__Given problem__. Retype, word for word, the lines between the ones holding "Generate a Python" and "1-587/844, (1435-61)/1475, (587-22)/844])", inclusive; pictures stay out of the copy.

__Material to process__.
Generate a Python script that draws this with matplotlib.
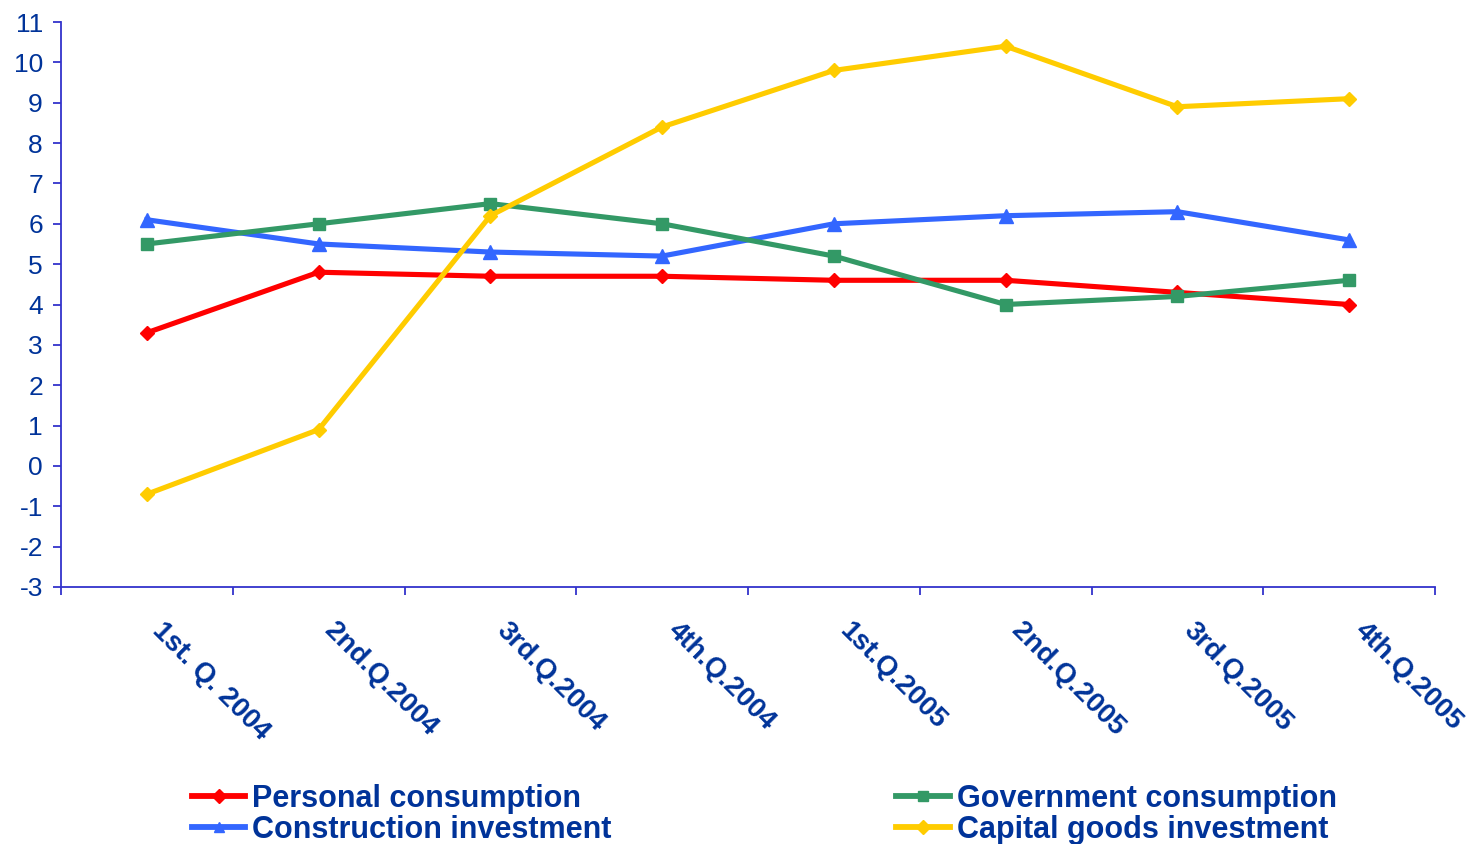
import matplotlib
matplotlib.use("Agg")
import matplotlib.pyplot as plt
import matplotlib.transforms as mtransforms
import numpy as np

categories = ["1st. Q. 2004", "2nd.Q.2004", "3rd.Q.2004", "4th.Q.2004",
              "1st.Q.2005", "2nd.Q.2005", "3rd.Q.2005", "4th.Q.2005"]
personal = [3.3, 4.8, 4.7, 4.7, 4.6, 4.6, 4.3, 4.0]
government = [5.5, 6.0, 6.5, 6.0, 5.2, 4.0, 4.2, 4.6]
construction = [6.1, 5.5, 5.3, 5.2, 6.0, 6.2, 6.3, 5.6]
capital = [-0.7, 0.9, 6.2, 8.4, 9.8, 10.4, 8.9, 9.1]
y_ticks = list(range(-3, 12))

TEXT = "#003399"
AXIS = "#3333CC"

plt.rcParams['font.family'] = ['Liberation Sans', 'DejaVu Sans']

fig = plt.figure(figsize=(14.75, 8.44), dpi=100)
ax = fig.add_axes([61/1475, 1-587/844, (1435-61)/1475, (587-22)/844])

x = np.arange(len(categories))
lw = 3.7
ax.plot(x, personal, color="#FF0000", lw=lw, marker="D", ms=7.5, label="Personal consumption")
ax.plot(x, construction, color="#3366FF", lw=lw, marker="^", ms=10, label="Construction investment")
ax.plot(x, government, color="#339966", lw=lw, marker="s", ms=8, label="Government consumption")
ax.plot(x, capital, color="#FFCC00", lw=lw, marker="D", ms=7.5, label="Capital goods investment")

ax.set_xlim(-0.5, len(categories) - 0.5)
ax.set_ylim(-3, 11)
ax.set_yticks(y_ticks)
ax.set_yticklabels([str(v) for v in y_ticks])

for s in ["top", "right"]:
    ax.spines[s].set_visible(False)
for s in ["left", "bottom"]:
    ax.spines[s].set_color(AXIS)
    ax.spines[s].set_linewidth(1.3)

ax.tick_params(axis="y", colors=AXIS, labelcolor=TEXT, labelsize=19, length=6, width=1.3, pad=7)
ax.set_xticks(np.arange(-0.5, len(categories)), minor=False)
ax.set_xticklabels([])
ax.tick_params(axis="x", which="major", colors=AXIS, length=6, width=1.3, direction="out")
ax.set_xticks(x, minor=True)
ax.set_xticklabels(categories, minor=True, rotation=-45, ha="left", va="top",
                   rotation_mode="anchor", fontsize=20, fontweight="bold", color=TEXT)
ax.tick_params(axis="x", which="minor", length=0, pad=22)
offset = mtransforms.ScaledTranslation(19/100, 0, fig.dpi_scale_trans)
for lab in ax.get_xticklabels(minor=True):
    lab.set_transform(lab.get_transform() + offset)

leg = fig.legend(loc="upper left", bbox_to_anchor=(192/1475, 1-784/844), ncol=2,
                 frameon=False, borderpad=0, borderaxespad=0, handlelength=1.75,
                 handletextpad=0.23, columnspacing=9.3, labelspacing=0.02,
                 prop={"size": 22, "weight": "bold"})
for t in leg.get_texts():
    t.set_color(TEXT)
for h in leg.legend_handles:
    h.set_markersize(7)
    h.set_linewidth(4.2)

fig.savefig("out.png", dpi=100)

--

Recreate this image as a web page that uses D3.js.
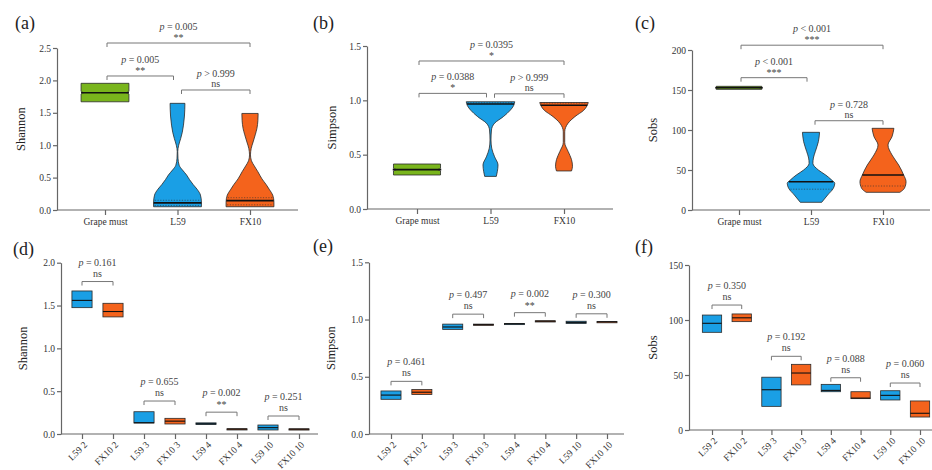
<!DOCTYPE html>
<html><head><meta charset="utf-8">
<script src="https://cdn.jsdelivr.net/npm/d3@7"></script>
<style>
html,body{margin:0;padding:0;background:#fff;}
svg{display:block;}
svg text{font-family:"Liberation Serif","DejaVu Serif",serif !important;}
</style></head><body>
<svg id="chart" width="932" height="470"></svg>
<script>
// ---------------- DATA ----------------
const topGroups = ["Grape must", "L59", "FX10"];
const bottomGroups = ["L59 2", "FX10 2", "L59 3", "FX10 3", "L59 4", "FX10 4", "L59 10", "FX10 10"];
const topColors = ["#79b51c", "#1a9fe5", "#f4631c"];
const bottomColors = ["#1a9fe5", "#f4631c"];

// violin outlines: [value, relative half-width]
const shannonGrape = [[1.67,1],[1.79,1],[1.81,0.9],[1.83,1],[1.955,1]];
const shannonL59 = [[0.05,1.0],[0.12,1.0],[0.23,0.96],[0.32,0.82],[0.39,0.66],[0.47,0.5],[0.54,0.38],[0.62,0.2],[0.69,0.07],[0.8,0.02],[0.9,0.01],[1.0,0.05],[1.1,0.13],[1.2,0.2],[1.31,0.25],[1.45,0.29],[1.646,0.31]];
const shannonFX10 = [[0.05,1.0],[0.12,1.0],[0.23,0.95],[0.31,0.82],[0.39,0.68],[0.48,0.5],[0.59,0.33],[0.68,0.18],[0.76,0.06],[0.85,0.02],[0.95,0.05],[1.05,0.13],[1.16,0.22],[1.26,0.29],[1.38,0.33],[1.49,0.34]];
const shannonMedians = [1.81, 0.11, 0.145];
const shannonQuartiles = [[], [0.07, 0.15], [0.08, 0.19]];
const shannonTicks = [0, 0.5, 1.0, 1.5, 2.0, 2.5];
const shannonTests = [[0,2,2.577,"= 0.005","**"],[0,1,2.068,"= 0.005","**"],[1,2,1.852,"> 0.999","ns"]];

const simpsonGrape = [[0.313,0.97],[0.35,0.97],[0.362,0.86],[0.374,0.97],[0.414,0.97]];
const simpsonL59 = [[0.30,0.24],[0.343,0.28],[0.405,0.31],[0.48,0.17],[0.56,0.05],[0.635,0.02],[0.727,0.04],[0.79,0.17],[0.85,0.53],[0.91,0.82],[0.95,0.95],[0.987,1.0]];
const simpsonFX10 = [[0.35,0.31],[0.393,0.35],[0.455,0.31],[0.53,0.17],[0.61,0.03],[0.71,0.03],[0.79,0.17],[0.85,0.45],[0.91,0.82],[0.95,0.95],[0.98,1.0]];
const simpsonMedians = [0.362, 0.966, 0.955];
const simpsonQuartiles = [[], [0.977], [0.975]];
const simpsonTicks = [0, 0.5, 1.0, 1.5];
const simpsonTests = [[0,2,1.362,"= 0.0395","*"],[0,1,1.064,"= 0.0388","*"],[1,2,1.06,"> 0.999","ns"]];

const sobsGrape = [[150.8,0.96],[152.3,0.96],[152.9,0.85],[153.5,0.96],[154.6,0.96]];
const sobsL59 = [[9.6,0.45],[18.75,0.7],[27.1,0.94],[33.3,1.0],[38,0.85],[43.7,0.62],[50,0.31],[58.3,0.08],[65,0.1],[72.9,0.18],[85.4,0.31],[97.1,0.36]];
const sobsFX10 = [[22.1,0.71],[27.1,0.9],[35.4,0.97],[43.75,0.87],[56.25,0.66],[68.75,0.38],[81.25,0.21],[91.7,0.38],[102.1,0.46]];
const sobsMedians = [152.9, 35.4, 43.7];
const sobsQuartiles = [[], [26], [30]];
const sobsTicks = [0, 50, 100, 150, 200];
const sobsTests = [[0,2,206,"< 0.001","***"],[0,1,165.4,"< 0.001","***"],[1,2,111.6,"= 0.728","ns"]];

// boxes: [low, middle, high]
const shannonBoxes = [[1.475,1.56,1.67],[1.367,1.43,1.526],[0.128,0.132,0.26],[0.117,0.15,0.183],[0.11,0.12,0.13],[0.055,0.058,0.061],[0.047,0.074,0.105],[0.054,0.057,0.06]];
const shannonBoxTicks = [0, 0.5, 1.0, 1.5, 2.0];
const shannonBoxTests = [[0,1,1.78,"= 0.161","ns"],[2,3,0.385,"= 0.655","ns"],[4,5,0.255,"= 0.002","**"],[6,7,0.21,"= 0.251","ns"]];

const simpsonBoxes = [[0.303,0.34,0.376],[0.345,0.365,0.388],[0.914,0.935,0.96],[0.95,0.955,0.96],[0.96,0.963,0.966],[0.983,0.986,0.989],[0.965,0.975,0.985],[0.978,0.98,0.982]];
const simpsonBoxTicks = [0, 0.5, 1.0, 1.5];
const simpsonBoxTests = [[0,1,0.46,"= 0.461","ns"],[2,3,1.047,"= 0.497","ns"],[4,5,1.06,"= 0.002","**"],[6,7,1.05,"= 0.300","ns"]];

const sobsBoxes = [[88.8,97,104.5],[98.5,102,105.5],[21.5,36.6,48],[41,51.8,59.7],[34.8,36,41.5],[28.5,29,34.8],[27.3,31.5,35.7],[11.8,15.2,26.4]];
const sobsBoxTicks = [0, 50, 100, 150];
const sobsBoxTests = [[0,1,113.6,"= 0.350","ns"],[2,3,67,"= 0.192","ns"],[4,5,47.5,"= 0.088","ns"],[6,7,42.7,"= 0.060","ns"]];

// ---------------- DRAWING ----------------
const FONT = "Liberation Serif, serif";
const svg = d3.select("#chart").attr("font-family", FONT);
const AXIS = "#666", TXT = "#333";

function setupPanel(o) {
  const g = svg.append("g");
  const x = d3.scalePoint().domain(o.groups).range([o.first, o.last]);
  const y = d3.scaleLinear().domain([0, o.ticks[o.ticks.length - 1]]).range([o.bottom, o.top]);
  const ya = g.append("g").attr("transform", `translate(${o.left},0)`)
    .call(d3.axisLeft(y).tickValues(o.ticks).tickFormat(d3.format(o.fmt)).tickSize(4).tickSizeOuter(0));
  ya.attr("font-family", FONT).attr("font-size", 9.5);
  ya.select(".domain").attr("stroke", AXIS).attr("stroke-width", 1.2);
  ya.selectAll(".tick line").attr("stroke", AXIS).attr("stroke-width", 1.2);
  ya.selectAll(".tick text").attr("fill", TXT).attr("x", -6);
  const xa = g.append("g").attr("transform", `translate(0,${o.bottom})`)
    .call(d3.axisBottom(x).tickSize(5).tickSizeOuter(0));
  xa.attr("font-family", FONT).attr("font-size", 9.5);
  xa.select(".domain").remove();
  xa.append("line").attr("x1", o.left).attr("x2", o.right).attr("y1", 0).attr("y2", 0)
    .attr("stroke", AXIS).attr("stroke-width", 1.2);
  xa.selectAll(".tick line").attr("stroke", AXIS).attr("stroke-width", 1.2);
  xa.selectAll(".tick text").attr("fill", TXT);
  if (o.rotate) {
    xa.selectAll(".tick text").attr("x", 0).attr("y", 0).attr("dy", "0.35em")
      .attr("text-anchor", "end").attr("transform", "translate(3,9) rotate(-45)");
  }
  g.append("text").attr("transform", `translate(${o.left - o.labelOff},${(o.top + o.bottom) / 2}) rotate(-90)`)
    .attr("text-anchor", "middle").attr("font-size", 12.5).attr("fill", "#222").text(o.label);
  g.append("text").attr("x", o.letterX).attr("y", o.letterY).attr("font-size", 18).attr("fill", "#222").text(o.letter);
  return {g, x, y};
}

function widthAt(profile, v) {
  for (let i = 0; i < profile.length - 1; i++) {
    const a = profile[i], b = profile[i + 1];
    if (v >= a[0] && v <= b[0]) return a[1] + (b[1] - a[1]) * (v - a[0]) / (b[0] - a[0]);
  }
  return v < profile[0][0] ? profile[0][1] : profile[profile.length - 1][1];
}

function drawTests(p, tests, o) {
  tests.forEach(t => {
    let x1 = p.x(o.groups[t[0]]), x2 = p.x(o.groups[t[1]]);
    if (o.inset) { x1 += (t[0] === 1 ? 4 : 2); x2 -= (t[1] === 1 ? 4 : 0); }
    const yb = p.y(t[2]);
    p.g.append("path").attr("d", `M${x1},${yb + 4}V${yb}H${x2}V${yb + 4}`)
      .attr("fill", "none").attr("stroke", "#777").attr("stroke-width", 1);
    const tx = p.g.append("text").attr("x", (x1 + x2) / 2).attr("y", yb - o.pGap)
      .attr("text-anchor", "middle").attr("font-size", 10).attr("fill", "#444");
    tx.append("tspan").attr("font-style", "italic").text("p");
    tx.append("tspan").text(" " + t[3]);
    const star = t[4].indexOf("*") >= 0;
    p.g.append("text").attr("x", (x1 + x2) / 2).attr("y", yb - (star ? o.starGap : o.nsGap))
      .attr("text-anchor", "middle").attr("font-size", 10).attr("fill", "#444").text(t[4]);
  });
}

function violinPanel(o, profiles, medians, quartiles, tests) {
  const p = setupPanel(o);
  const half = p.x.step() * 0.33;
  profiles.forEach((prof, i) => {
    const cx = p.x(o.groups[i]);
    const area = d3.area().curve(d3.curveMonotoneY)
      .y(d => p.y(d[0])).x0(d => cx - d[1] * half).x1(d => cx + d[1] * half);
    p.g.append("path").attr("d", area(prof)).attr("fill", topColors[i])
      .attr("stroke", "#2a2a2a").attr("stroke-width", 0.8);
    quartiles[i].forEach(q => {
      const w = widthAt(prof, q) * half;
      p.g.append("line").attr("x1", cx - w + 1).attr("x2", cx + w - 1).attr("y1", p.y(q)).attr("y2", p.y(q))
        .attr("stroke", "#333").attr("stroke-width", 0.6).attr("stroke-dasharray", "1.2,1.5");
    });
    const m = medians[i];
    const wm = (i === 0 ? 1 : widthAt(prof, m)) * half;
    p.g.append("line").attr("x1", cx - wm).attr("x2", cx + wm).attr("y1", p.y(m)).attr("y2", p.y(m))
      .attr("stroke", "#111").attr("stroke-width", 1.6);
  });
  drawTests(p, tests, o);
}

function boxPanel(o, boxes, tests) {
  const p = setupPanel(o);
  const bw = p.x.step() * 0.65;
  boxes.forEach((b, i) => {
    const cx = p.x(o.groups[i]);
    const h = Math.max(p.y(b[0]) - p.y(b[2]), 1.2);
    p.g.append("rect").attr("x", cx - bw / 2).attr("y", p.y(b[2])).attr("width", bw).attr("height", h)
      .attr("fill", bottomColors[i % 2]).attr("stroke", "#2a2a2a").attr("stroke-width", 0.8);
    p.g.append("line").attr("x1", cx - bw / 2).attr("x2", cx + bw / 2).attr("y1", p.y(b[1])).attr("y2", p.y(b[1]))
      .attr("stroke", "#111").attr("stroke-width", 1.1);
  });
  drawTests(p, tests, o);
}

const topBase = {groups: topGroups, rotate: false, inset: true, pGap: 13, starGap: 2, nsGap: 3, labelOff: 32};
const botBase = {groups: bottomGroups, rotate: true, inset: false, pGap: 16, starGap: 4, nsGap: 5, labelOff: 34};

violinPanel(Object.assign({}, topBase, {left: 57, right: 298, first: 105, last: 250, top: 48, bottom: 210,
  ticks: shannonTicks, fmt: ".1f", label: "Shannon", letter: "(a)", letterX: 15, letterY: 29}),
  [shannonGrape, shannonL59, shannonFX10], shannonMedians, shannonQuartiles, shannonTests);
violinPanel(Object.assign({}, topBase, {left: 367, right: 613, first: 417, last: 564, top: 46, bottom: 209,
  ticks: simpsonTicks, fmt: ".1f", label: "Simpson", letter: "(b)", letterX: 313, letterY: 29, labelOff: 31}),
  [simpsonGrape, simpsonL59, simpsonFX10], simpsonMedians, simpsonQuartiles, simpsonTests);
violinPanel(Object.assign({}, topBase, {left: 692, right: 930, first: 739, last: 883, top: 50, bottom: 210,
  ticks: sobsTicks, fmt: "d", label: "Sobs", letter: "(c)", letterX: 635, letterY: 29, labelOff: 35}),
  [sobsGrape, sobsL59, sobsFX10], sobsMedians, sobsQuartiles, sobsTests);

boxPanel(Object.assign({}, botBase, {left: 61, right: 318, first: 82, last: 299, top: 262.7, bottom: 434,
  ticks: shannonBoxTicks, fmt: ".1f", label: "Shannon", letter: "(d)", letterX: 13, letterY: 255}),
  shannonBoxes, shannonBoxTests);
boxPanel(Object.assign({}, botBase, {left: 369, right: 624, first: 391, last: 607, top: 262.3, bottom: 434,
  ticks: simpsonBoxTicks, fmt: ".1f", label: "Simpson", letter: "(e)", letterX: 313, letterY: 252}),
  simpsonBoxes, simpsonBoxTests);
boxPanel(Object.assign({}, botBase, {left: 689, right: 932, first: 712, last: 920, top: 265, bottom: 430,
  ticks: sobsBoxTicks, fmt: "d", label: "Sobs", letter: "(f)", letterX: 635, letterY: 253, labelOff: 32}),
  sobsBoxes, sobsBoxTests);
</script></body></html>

* * *

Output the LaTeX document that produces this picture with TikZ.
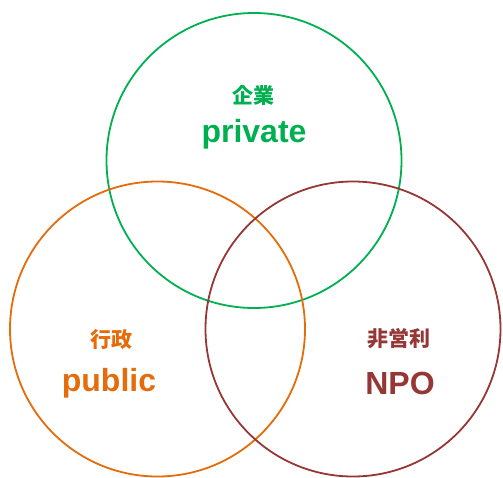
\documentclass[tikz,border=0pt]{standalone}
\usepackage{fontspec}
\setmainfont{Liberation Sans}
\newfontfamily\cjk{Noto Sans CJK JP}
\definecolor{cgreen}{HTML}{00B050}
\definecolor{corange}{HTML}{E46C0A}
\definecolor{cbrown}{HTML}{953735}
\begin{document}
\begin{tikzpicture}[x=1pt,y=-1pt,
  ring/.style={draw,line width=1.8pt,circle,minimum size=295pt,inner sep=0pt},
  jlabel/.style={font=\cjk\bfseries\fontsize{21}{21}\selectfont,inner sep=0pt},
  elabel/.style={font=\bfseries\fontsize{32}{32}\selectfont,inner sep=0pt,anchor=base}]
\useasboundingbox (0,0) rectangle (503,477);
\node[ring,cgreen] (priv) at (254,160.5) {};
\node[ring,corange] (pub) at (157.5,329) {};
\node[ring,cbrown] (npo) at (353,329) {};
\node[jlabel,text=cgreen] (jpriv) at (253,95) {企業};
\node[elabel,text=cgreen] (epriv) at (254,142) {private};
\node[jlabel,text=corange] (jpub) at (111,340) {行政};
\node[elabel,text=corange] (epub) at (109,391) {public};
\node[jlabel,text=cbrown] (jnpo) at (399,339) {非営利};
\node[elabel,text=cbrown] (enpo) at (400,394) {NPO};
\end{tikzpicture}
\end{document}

__Exercise response__.
Generate a Python script that draws this with matplotlib.
import matplotlib
matplotlib.use("Agg")
import matplotlib.pyplot as plt
import matplotlib.transforms as mtransforms
import numpy as np

categories = ["1st. Q. 2004", "2nd.Q.2004", "3rd.Q.2004", "4th.Q.2004",
              "1st.Q.2005", "2nd.Q.2005", "3rd.Q.2005", "4th.Q.2005"]
personal = [3.3, 4.8, 4.7, 4.7, 4.6, 4.6, 4.3, 4.0]
government = [5.5, 6.0, 6.5, 6.0, 5.2, 4.0, 4.2, 4.6]
construction = [6.1, 5.5, 5.3, 5.2, 6.0, 6.2, 6.3, 5.6]
capital = [-0.7, 0.9, 6.2, 8.4, 9.8, 10.4, 8.9, 9.1]
y_ticks = list(range(-3, 12))

TEXT = "#003399"
AXIS = "#3333CC"

plt.rcParams['font.family'] = ['Liberation Sans', 'DejaVu Sans']

fig = plt.figure(figsize=(14.75, 8.44), dpi=100)
ax = fig.add_axes([61/1475, 1-587/844, (1435-61)/1475, (587-22)/844])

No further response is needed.